On a peak day, he said that Baja could use as much as 50 percent of the facility’s gas production, which will fluctuate depending on supply. The remaining production would go to California, Arizona and other Western states.

San Diegans Could Benefit

Michael Shames, executive director of the Utility Consumers’ Action Network, says the terminal could benefit San Diegans.

“There’s the small insurance that if local gas pipelines were ever compromised in any way, we are in close proximity to the LNG terminal,” said Shames.

He said that San Diego Gas & Electric Co., Sempra LNG’s sister company, has argued that opening the Baja terminal creates competition.

Larson said that while a contract is in place for the new terminal to provide natural gas to the electric power generating plant in Rosarito no long-term contracts have yet been signed to supply Southern California utilities.
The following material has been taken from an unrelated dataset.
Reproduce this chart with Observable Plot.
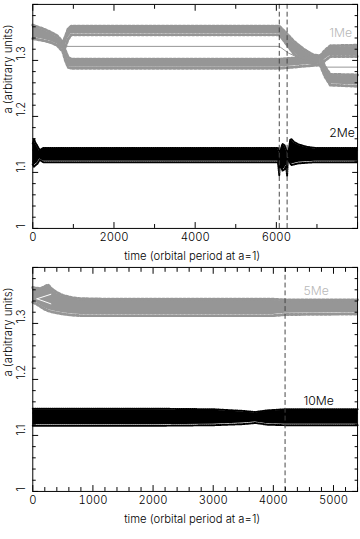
<!DOCTYPE html>
<html><head><meta charset="utf-8">
<script src="https://cdn.jsdelivr.net/npm/d3@7"></script>
<script src="https://cdn.jsdelivr.net/npm/@observablehq/plot@0.6"></script>
<style>
html,body{margin:0;padding:0;background:#fff;overflow:hidden;width:360px;height:539px}
#chart svg{display:block}
</style></head><body><div id="chart"></div>
<script>
// ---------------- data (time in orbital periods at a=1, a in arbitrary units) ----------------
// TOP PANEL — 1Me (grey)
const top1MeEarlyT  = [0, 150, 300, 450, 600, 700, 760];
const top1MeEarlyHi = [1.361, 1.357, 1.353, 1.348, 1.342, 1.334, 1.328];
const top1MeEarlyLo = [1.341, 1.339, 1.337, 1.334, 1.329, 1.321, 1.320];

const top1MeUpperT  = [740, 800, 870, 950, 2000, 3000, 4000, 5000, 6072, 6200, 6430, 6670, 6900, 7080];
const top1MeUpperHi = [1.330, 1.340, 1.354, 1.359, 1.359, 1.359, 1.359, 1.359, 1.359, 1.350, 1.332, 1.318, 1.308, 1.306];
const top1MeUpperLo = [1.320, 1.326, 1.340, 1.348, 1.348, 1.348, 1.348, 1.348, 1.348, 1.336, 1.314, 1.300, 1.296, 1.294];

const top1MeLowerT  = [740, 800, 870, 950, 2000, 3000, 4000, 5000, 6072, 6400, 6700, 7080];
const top1MeLowerHi = [1.330, 1.316, 1.303, 1.300, 1.300, 1.300, 1.300, 1.300, 1.300, 1.302, 1.302, 1.306];
const top1MeLowerLo = [1.318, 1.303, 1.290, 1.288, 1.288, 1.288, 1.288, 1.288, 1.288, 1.290, 1.292, 1.294];

const top1MeUpper2T  = [7080, 7200, 7330, 8000];
const top1MeUpper2Hi = [1.306, 1.316, 1.324, 1.325];
const top1MeUpper2Lo = [1.294, 1.302, 1.309, 1.309];

const top1MeLower2T  = [7080, 7200, 7330, 8000];
const top1MeLower2Hi = [1.306, 1.286, 1.273, 1.272];
const top1MeLower2Lo = [1.294, 1.273, 1.258, 1.256];

const top1MeMidT = [760, 6072, 6300, 6600, 6900, 7100, 7250, 8000];
const top1MeMidA = [1.325, 1.325, 1.313, 1.303, 1.298, 1.293, 1.288, 1.288];

// TOP PANEL — 2Me (black)
const top2MeT  = [0, 30, 60, 110, 170, 260, 400, 6040, 6072, 6090, 6120, 6150, 6200, 6240, 6265, 6285, 6310, 6340, 6370, 6430, 6550, 6750, 6950, 8000];
const top2MeHi = [1.150, 1.158, 1.152, 1.146, 1.138, 1.142, 1.142, 1.142, 1.135, 1.133, 1.142, 1.149, 1.147, 1.140, 1.136, 1.131, 1.140, 1.156, 1.158, 1.153, 1.148, 1.144, 1.142, 1.142];
const top2MeLo = [1.116, 1.112, 1.114, 1.117, 1.124, 1.120, 1.120, 1.120, 1.096, 1.126, 1.112, 1.105, 1.107, 1.113, 1.096, 1.127, 1.125, 1.118, 1.115, 1.116, 1.118, 1.119, 1.120, 1.120];

const topEvents = [6072, 6265];
const topLabels = [{t: 7300, a: 1.349, name: "1Me"}, {t: 7300, a: 1.171, name: "2Me"}];

// BOTTOM PANEL — 5Me (grey)
const bot5MeT  = [0, 60, 120, 190, 250, 310, 400, 500, 650, 800, 1300, 2000, 3000, 4000, 4200, 5400];
const bot5MeHi = [1.362, 1.361, 1.360, 1.363, 1.367, 1.360, 1.353, 1.348, 1.344, 1.342, 1.341, 1.341, 1.341, 1.341, 1.340, 1.340];
const bot5MeLo = [1.340, 1.337, 1.333, 1.328, 1.325, 1.323, 1.321, 1.319, 1.317, 1.316, 1.316, 1.316, 1.316, 1.316, 1.318, 1.319];
const bot5MeGapT = [70, 300];
const bot5MeGapUpA = [1.344, 1.352];
const bot5MeGapDnA = [1.344, 1.335];

// BOTTOM PANEL — 10Me (black)
const bot10MeT  = [0, 1000, 2000, 3000, 3500, 3700, 3900, 4200, 5400];
const bot10MeHi = [1.146, 1.146, 1.146, 1.145, 1.142, 1.140, 1.143, 1.145, 1.145];
const bot10MeLo = [1.119, 1.119, 1.119, 1.120, 1.122, 1.124, 1.121, 1.120, 1.120];

const botEvents = [4195];
const botLabels = [{t: 4500, a: 1.357, name: "5Me"}, {t: 4500, a: 1.162, name: "10Me"}];

// axes
const yMajor = [1, 1.1, 1.2, 1.3, 1.4];
const yMinor = [1.02,1.04,1.06,1.08,1.12,1.14,1.16,1.18,1.22,1.24,1.26,1.28,1.32,1.34,1.36,1.38];
const yTickVals = [1, 1.1, 1.2, 1.3];
const yTickLabels = ["1", "1.1", "1.2", "1.3"];
const topXMajor = [0, 2000, 4000, 6000, 8000];
const topXMinor = [1000, 3000, 5000, 7000];
const topXLabels = [0, 2000, 4000, 6000];
const botXMajor = [0, 1000, 2000, 3000, 4000, 5000];
const botXMinor = [200,400,600,800,1200,1400,1600,1800,2200,2400,2600,2800,3200,3400,3600,3800,4200,4400,4600,4800,5200,5400];
const botXLabels = [0, 1000, 2000, 3000, 4000, 5000];
const xTitle = "time (orbital period at a=1)";
const yTitle = "a (arbitrary units)";

// ---------------- drawing ----------------
const GREY = "#969696", LGREY = "#b8b8b8", BLACK = "#000";
const FONT = "Inter, 'Liberation Sans', Arial, sans-serif";
const rows = (T, Hi, Lo) => T.map((t, i) => ({t, hi: Hi[i], lo: Lo[i]}));
const pts = (T, A) => T.map((t, i) => ({t, a: A[i]}));

function band(data, color, teeth) {
  const m = [Plot.areaY(data, {x: "t", y1: "lo", y2: "hi", fill: color})];
  if (teeth) {
    m.push(Plot.lineY(data, {x: "t", y: "hi", stroke: color, strokeWidth: teeth.w, strokeDasharray: teeth.d, dy: -teeth.o}));
    m.push(Plot.lineY(data, {x: "t", y: "lo", stroke: color, strokeWidth: teeth.w, strokeDasharray: teeth.d, dy: teeth.o}));
  }
  return m;
}
const greyTeeth = {w: 3, d: "2.2,2.1", o: 1.2};
const blackTeeth = {w: 2, d: "1,1.2", o: 1};

function axes(xMajor, xMinor, xLabels) {
  return [
    Plot.axisX(xMinor, {anchor: "bottom", tickSize: -4, tickFormat: () => "", label: null}),
    Plot.axisX(xMajor, {anchor: "bottom", tickSize: -6, tickFormat: () => "", label: null}),
    Plot.axisX(xMinor, {anchor: "top", tickSize: -4, tickFormat: () => "", label: null}),
    Plot.axisX(xMajor, {anchor: "top", tickSize: -6, tickFormat: () => "", label: null}),
    Plot.axisX(xLabels, {anchor: "bottom", tickSize: 0, tickPadding: 5, tickFormat: d => String(d), label: null, fontSize: 11.5}),
    Plot.axisY(yMinor, {anchor: "left", tickSize: -3.5, tickFormat: () => "", label: null}),
    Plot.axisY(yMajor, {anchor: "left", tickSize: -6, tickFormat: () => "", label: null}),
    Plot.axisY(yMinor, {anchor: "right", tickSize: -3.5, tickFormat: () => "", label: null}),
    Plot.axisY(yMajor, {anchor: "right", tickSize: -6, tickFormat: () => "", label: null}),
    Plot.text(yTickVals, {y: d => d, text: (d, i) => yTickLabels[i], frameAnchor: "left", dx: -11.5, rotate: -90, fontSize: 11.5}),
    Plot.text([xTitle], {frameAnchor: "bottom", dy: 32, dx: -3, fontSize: 11.5}),
    Plot.text([yTitle], {frameAnchor: "left", dx: -25, dy: -3, rotate: -90, fontSize: 11.5}),
    Plot.frame({stroke: BLACK})
  ];
}

const common = {
  width: 368,
  marginLeft: 33, marginRight: 3,
  style: {fontFamily: FONT, fontWeight: 300, background: "#fff", color: "#000", overflow: "visible"},
  y: {domain: [1, 1.4], axis: null}
};

const topPlot = Plot.plot({
  ...common,
  height: 270, marginTop: 4, marginBottom: 37,
  x: {domain: [0, 8000], axis: null},
  marks: [
    ...band(rows(top1MeEarlyT, top1MeEarlyHi, top1MeEarlyLo), GREY, greyTeeth),
    ...band(rows(top1MeUpperT, top1MeUpperHi, top1MeUpperLo), GREY, greyTeeth),
    ...band(rows(top1MeLowerT, top1MeLowerHi, top1MeLowerLo), GREY, greyTeeth),
    ...band(rows(top1MeUpper2T, top1MeUpper2Hi, top1MeUpper2Lo), GREY, greyTeeth),
    ...band(rows(top1MeLower2T, top1MeLower2Hi, top1MeLower2Lo), GREY, greyTeeth),
    Plot.lineY(pts(top1MeMidT, top1MeMidA), {x: "t", y: "a", stroke: GREY, strokeWidth: 1}),
    ...band(rows(top2MeT, top2MeHi, top2MeLo), BLACK, blackTeeth),
    Plot.ruleX(topEvents, {stroke: "#444", strokeDasharray: "5,3", strokeWidth: 1}),
    Plot.text(topLabels.slice(0, 1), {x: "t", y: "a", text: "name", fill: LGREY, textAnchor: "start", fontSize: 12.5}),
    Plot.text(topLabels.slice(1), {x: "t", y: "a", text: "name", fill: BLACK, textAnchor: "start", fontSize: 12.5}),
    ...axes(topXMajor, topXMinor, topXLabels)
  ]
});

const botPlot = Plot.plot({
  ...common,
  height: 269, marginTop: 3, marginBottom: 37,
  x: {domain: [0, 5400], axis: null},
  marks: [
    ...band(rows(bot5MeT, bot5MeHi, bot5MeLo), GREY, greyTeeth),
    Plot.lineY(pts(bot5MeGapT, bot5MeGapUpA), {x: "t", y: "a", stroke: "#fff", strokeWidth: 1}),
    Plot.lineY(pts(bot5MeGapT, bot5MeGapDnA), {x: "t", y: "a", stroke: "#fff", strokeWidth: 1}),
    ...band(rows(bot10MeT, bot10MeHi, bot10MeLo), BLACK, blackTeeth),
    Plot.ruleX(botEvents, {stroke: "#444", strokeDasharray: "5,3", strokeWidth: 1}),
    Plot.text(botLabels.slice(0, 1), {x: "t", y: "a", text: "name", fill: LGREY, textAnchor: "start", fontSize: 12.5}),
    Plot.text(botLabels.slice(1), {x: "t", y: "a", text: "name", fill: BLACK, textAnchor: "start", fontSize: 12.5}),
    ...axes(botXMajor, botXMinor, botXLabels)
  ]
});

const root = document.getElementById("chart");
root.append(topPlot, botPlot);
</script></body></html>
Sempra’s announcement is probably good for Sempra overall, Shames said, but future demand for natural gas as prices rise may leave some question.

“Their business model was likely based on the natural gas price of $4 per million Btu, and now it’s close to $15 per million,” said Shames. Because prices have more than tripled, Shames said the added expense could mean less of a demand for natural gas in the long term.

“Natural gas is used for heating, but in Baja, it makes a whole lot more sense to use the sun for heating rather than natural gas,” he said.

A second Sempra LNG receipt terminal, Cameron LNG, is under construction near Lake Charles, La. The project, capable of processing 1.5 billion cubic feet of natural gas per day, is scheduled for completion by the end of the year.

Sempra LNG is an unregulated division of Sempra Energy.